> **TASK BRIEF**
Make an exact copy of the lines, leaving the pictures out.

> **SUPPLIED INFORMATION**
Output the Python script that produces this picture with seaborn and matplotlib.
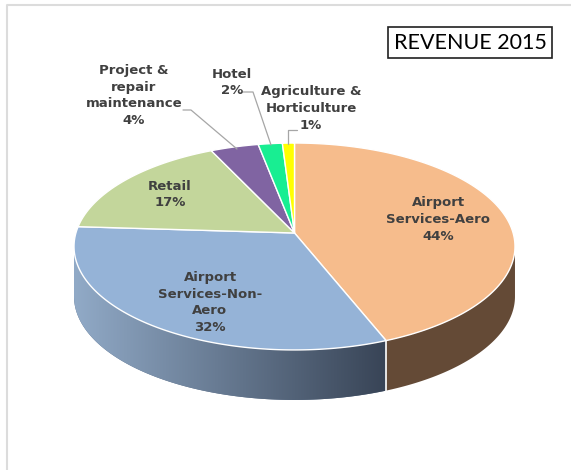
import numpy as np
import matplotlib
matplotlib.use("Agg")
import matplotlib.pyplot as plt
import seaborn as sns
from matplotlib.patches import Polygon, Rectangle

# ---- data ----
categories = ["Airport\nServices-Aero", "Airport\nServices-Non-\nAero", "Retail",
              "Project &\nrepair\nmaintenance", "Hotel", "Agriculture &\nHorticulture"]
shares = [44, 32, 17, 4, 2, 1]
title = "REVENUE 2015"

top_colors = ["#F6BC8C", "#95B3D7", "#C3D69B", "#8064A2", "#18EE92", "#FFFF00"]
side_colors = ["#644A36", "#5A6E88", "#8A9A6C", "#5A4672", "#17A868", "#B0B000"]

sns.set_theme(style="white")
plt.rcParams['font.family'] = ['DejaVu Sans']

fig = plt.figure(figsize=(5.75, 4.70), dpi=100)
ax = fig.add_axes([0, 0, 1, 1])
ax.set_xlim(0, 575)
ax.set_ylim(470, 0)
ax.axis('off')

# frame
ax.plot([7, 7, 571], [470, 5, 5], color="#DCDCDC", lw=1.5, solid_capstyle='butt')

# perspective projection of a tilted disc
x0, y0 = 294.5, 233.0
A, B, k = 218.6, 101.7, 0.1304
depth = 50


def proj(theta_deg, dy=0.0):
    t = np.radians(np.atleast_1d(theta_deg))
    u, v = np.cos(t), np.sin(t)
    d = 1 + k * v
    return np.column_stack([x0 + A * u / d, y0 - B * v / d + dy])


def arc(t0, t1, n=200, dy=0.0):
    return proj(np.linspace(t0, t1, n), dy)


total = float(sum(shares))
bounds = [90.0]
for s in shares:
    bounds.append(bounds[-1] - 360.0 * s / total)

t_sil = np.degrees(np.arcsin(k))
front_lo, front_hi = -180.0 + t_sil, -t_sil

# ---- side faces ----
for i, s in enumerate(shares):
    hi, lo = bounds[i], bounds[i + 1]
    a, b = max(lo, front_lo), min(hi, front_hi)
    if a >= b:
        continue
    top = arc(b, a)
    bot = arc(a, b, dy=depth)
    poly = Polygon(np.vstack([top, bot]), closed=True, facecolor=side_colors[i],
                   edgecolor='none', zorder=2)
    ax.add_patch(poly)
    if i == 1:
        xs = np.linspace(0, 1, 256)
        c0 = np.array([0x91, 0xAA, 0xC7]) / 255.0
        c1 = np.array([0x38, 0x44, 0x56]) / 255.0
        grad = c0[None, :] * (1 - xs[:, None]) + c1[None, :] * xs[:, None]
        img = np.tile(grad[None, :, :], (4, 1, 1))
        xa, xb = top[:, 0].min(), top[:, 0].max()
        im = ax.imshow(img, extent=[xa, xb, 420, 200], aspect='auto',
                       zorder=2.1, interpolation='bilinear')
        im.set_clip_path(poly)

# white seam on the side between aero and non-aero
bx, by = proj(bounds[1])[0]
ax.plot([bx, bx], [by, by + depth], color="white", lw=1.2, zorder=2.5)

# ---- top faces ----
apex = proj(0)[0] * 0 + np.array([x0, y0])
for i, s in enumerate(shares):
    pts = arc(bounds[i], bounds[i + 1])
    poly = Polygon(np.vstack([[apex], pts]), closed=True, facecolor=top_colors[i],
                   edgecolor='white', lw=1.0, joinstyle='round', zorder=3)
    ax.add_patch(poly)

# ---- labels ----
label_pos = [(438, 219.5), (210, 302.5), (170, 194.5), (134, 95.5), (232, 82.5), (311, 108.5)]
for i, (x, y) in enumerate(label_pos):
    ax.text(x, y, f"{categories[i]}\n{shares[i]}%", ha='center', va='center',
            fontsize=9.5, fontweight='bold', color='#404040', linespacing=1.38, zorder=5)

# leader lines
lc = "#A6A6A6"
ax.plot([183, 191, 237], [110, 110, 149], color=lc, lw=0.9, zorder=4)
ax.plot([243, 253, 271], [92, 92, 145], color=lc, lw=0.9, zorder=4)
ax.plot([297, 288, 288], [130, 130, 144], color=lc, lw=0.9, zorder=4)

# ---- title box ----
ax.add_patch(Rectangle((388, 27), 164, 31, facecolor='white', edgecolor='#202020',
                       lw=1.2, zorder=5))
ax.text(470, 43, title, ha='center', va='center', fontsize=15.5, family='Lato',
        color='black', zorder=6)

fig.savefig("out.png", dpi=100)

> **RESPONSE BELOW**
Output the Python script that produces this picture with seaborn and matplotlib.
import numpy as np
import matplotlib
matplotlib.use("Agg")
import matplotlib.pyplot as plt
import seaborn as sns
from matplotlib.patches import Polygon, Rectangle

# ---- data ----
categories = ["Airport\nServices-Aero", "Airport\nServices-Non-\nAero", "Retail",
              "Project &\nrepair\nmaintenance", "Hotel", "Agriculture &\nHorticulture"]
shares = [44, 32, 17, 4, 2, 1]
title = "REVENUE 2015"

top_colors = ["#F6BC8C", "#95B3D7", "#C3D69B", "#8064A2", "#18EE92", "#FFFF00"]
side_colors = ["#644A36", "#5A6E88", "#8A9A6C", "#5A4672", "#17A868", "#B0B000"]

sns.set_theme(style="white")
plt.rcParams['font.family'] = ['DejaVu Sans']

fig = plt.figure(figsize=(5.75, 4.70), dpi=100)
ax = fig.add_axes([0, 0, 1, 1])
ax.set_xlim(0, 575)
ax.set_ylim(470, 0)
ax.axis('off')

# frame
ax.plot([7, 7, 571], [470, 5, 5], color="#DCDCDC", lw=1.5, solid_capstyle='butt')

# perspective projection of a tilted disc
x0, y0 = 294.5, 233.0
A, B, k = 218.6, 101.7, 0.1304
depth = 50


def proj(theta_deg, dy=0.0):
    t = np.radians(np.atleast_1d(theta_deg))
    u, v = np.cos(t), np.sin(t)
    d = 1 + k * v
    return np.column_stack([x0 + A * u / d, y0 - B * v / d + dy])


def arc(t0, t1, n=200, dy=0.0):
    return proj(np.linspace(t0, t1, n), dy)


total = float(sum(shares))
bounds = [90.0]
for s in shares:
    bounds.append(bounds[-1] - 360.0 * s / total)

t_sil = np.degrees(np.arcsin(k))
front_lo, front_hi = -180.0 + t_sil, -t_sil

# ---- side faces ----
for i, s in enumerate(shares):
    hi, lo = bounds[i], bounds[i + 1]
    a, b = max(lo, front_lo), min(hi, front_hi)
    if a >= b:
        continue
    top = arc(b, a)
    bot = arc(a, b, dy=depth)
    poly = Polygon(np.vstack([top, bot]), closed=True, facecolor=side_colors[i],
                   edgecolor='none', zorder=2)
    ax.add_patch(poly)
    if i == 1:
        xs = np.linspace(0, 1, 256)
        c0 = np.array([0x91, 0xAA, 0xC7]) / 255.0
        c1 = np.array([0x38, 0x44, 0x56]) / 255.0
        grad = c0[None, :] * (1 - xs[:, None]) + c1[None, :] * xs[:, None]
        img = np.tile(grad[None, :, :], (4, 1, 1))
        xa, xb = top[:, 0].min(), top[:, 0].max()
        im = ax.imshow(img, extent=[xa, xb, 420, 200], aspect='auto',
                       zorder=2.1, interpolation='bilinear')
        im.set_clip_path(poly)

# white seam on the side between aero and non-aero
bx, by = proj(bounds[1])[0]
ax.plot([bx, bx], [by, by + depth], color="white", lw=1.2, zorder=2.5)

# ---- top faces ----
apex = proj(0)[0] * 0 + np.array([x0, y0])
for i, s in enumerate(shares):
    pts = arc(bounds[i], bounds[i + 1])
    poly = Polygon(np.vstack([[apex], pts]), closed=True, facecolor=top_colors[i],
                   edgecolor='white', lw=1.0, joinstyle='round', zorder=3)
    ax.add_patch(poly)

# ---- labels ----
label_pos = [(438, 219.5), (210, 302.5), (170, 194.5), (134, 95.5), (232, 82.5), (311, 108.5)]
for i, (x, y) in enumerate(label_pos):
    ax.text(x, y, f"{categories[i]}\n{shares[i]}%", ha='center', va='center',
            fontsize=9.5, fontweight='bold', color='#404040', linespacing=1.38, zorder=5)

# leader lines
lc = "#A6A6A6"
ax.plot([183, 191, 237], [110, 110, 149], color=lc, lw=0.9, zorder=4)
ax.plot([243, 253, 271], [92, 92, 145], color=lc, lw=0.9, zorder=4)
ax.plot([297, 288, 288], [130, 130, 144], color=lc, lw=0.9, zorder=4)

# ---- title box ----
ax.add_patch(Rectangle((388, 27), 164, 31, facecolor='white', edgecolor='#202020',
                       lw=1.2, zorder=5))
ax.text(470, 43, title, ha='center', va='center', fontsize=15.5, family='Lato',
        color='black', zorder=6)

fig.savefig("out.png", dpi=100)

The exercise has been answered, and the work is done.